Der letzte Abschnitt zeigte auf, dass viele Aussagen im Alten und Neuen Testament von einem Geist zeugen, der im Sinne der Menschenwürde auch Grundlage der Menschenrechte ist. Die 10 Gebote  und die Propheten stellen den Schutz der Schwachen als Aufgabe des Rechtes heraus. Das NT spricht von einer durch Gott verliehenen Würde und Gleichheit aller Menschen, die in Solidarität gelebt werden muss. So wie Jesus von Nazareth an der Seite des körperlich, sozial und geistlich bedrängten Menschen stand, so wird der „Blick von unten“ geschärft. Die Bedingungen, unter denen Menschen Leben, sind wesentlich mit dafür verantwortlich, ob diese Würde respektiert und geschützt wird. Daraus ergibt sich eine Gestaltungsverantwortung – die Würde ist zwar eine von Gott verliehene, aber sie zu bewahren bleibt konkrete mitmenschliche und politische Aufgabe.

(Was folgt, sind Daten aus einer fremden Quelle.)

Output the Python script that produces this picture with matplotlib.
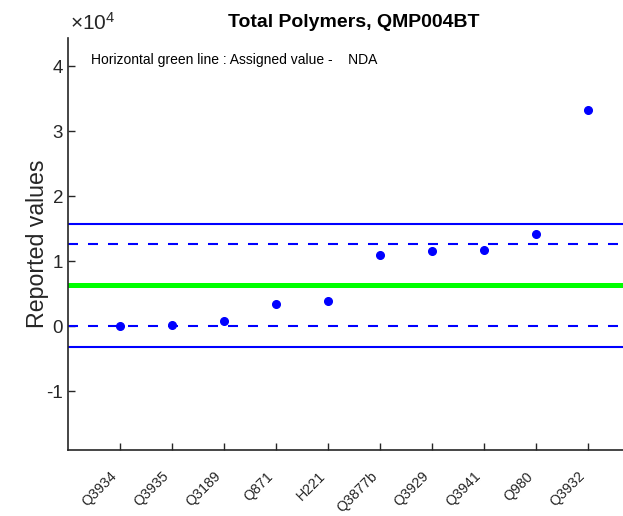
import matplotlib
matplotlib.use("Agg")
import matplotlib.pyplot as plt
from matplotlib.ticker import FuncFormatter

plt.rcParams['font.family'] = ['Liberation Sans', 'DejaVu Sans']
plt.rcParams['mathtext.fontset'] = 'custom'
plt.rcParams['mathtext.rm'] = 'Liberation Sans'
plt.rcParams['axes.unicode_minus'] = False

labs = ['Q3934', 'Q3935', 'Q3189', 'Q871', 'H221', 'Q3877b', 'Q3929', 'Q3941', 'Q980', 'Q3932']
vals = [20, 260, 870, 3490, 3850, 11030, 11590, 11800, 14260, 33230]
assigned = 6300
sd = 3150

fig = plt.figure(figsize=(6.23, 5.16), dpi=100)
ax = fig.add_axes([0.109, 0.128, 0.918, 0.798])

xs = list(range(1, len(vals) + 1))
ax.axhline(assigned, color='#00ff00', lw=3.6, zorder=2)
ax.axhline(assigned + 2 * sd, color='blue', lw=1.5, dashes=(4.8, 4.8))
ax.axhline(assigned - 2 * sd, color='blue', lw=1.5, dashes=(4.8, 4.8))
ax.axhline(assigned + 3 * sd, color='blue', lw=1.5)
ax.axhline(assigned - 3 * sd, color='blue', lw=1.5)
ax.plot(xs, vals, 'o', color='blue', ms=5.5, zorder=3)

ax.set_xlim(0, 11)
ax.set_ylim(-19000, 44300)
ax.set_xticks(xs)
ax.set_xticklabels(labs, rotation=45, ha='right', va='bottom', rotation_mode='anchor', fontsize=10.3)
ax.set_yticks([-10000, 0, 10000, 20000, 30000, 40000])
ax.yaxis.set_major_formatter(FuncFormatter(lambda v, p: '%d' % round(v / 1e4)))
fig.text(70 / 623, 1 - 30 / 516, r'$\times\mathregular{10^{4}}$', fontsize=15, color='#262626',
         ha='left', va='baseline')

for s in ['top', 'right']:
    ax.spines[s].set_visible(False)
for s in ['left', 'bottom']:
    ax.spines[s].set_linewidth(1.2)
    ax.spines[s].set_color('#262626')
ax.tick_params(direction='in', length=5, width=1, colors='#262626')
ax.tick_params(axis='y', labelsize=13.5)
ax.tick_params(axis='x', pad=21)

ax.set_ylabel('Reported values', fontsize=16.7, color='#262626', labelpad=-2)
ax.set_title('Total Polymers, QMP004BT', fontsize=14, fontweight='bold', pad=8)
ax.text(0.04, 0.965, 'Horizontal green line : Assigned value -    NDA',
        transform=ax.transAxes, fontsize=10, va='top', ha='left')

fig.savefig('out.png', dpi=100)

Eine christliche Ethik, ohne die Menschenrechtsfrage in den Mittelpunkt zu stellen, ist somit heute unglaubwürdig. Wo das in den Gemeinden nicht begriffen wird, steht die Frage im Raum, ob dort die Christusbotschaft richtig verstanden worden ist.

Heute geistert die Frage nach einer Leitkultur oder nach einer Grundwerte-Diskussion herum. Das ist verständlich, weil die  Grundlage einer christlichen Kultur zerbröselt. Das ist  verständlich, da nur noch die Hälfte der Bevölkerung einer christlichen Kirche angehört und auch wohl nicht alle Mitglieder sich der Inhalte klar sind und diese vertreten.

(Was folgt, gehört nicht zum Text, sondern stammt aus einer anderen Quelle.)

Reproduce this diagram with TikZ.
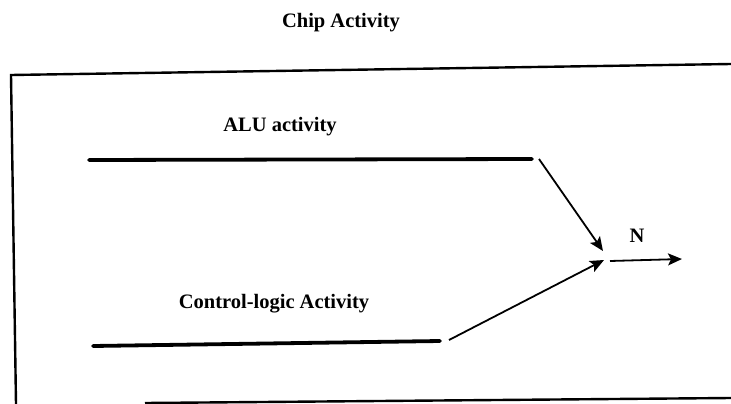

Die Menschenrechte aber bieten eine Grundlage, auf die sich die weitaus größte Mehrheit der Bevölkerung einigen kann. Und die Kirchen mit ihrer Botschaft sind dabei nicht ausgeblendet.

Gleichzeitig sind die Menschenrechte in wesentlichen Punkten durch das Grundgesetz flankiert und abgesichert. Was hilft die beste Idee ohne rechtliche Grundlage, ohne sie auch durchsetzen zu können?!

Wir haben also mit den Menschenrechten und unserem Grundgesetz die Grundlage unserer Demokratie bewusst zu machen und zu verteidigen.

Ein überzeugendes Beispiel bietet die Stadt Nürnberg mit ihrer Straße der Menschenrechte, ihrer Städte-Koalition gegen Rassismus und dem Städtenetzwerk auf der Grundlage der „Europäischen Charta für den Schutz der Menschenrechte in der Stadt“.

Bleibt die Frage nach einem „Runden Tisch für die Menschenrechte“ in der eigenen Stadt.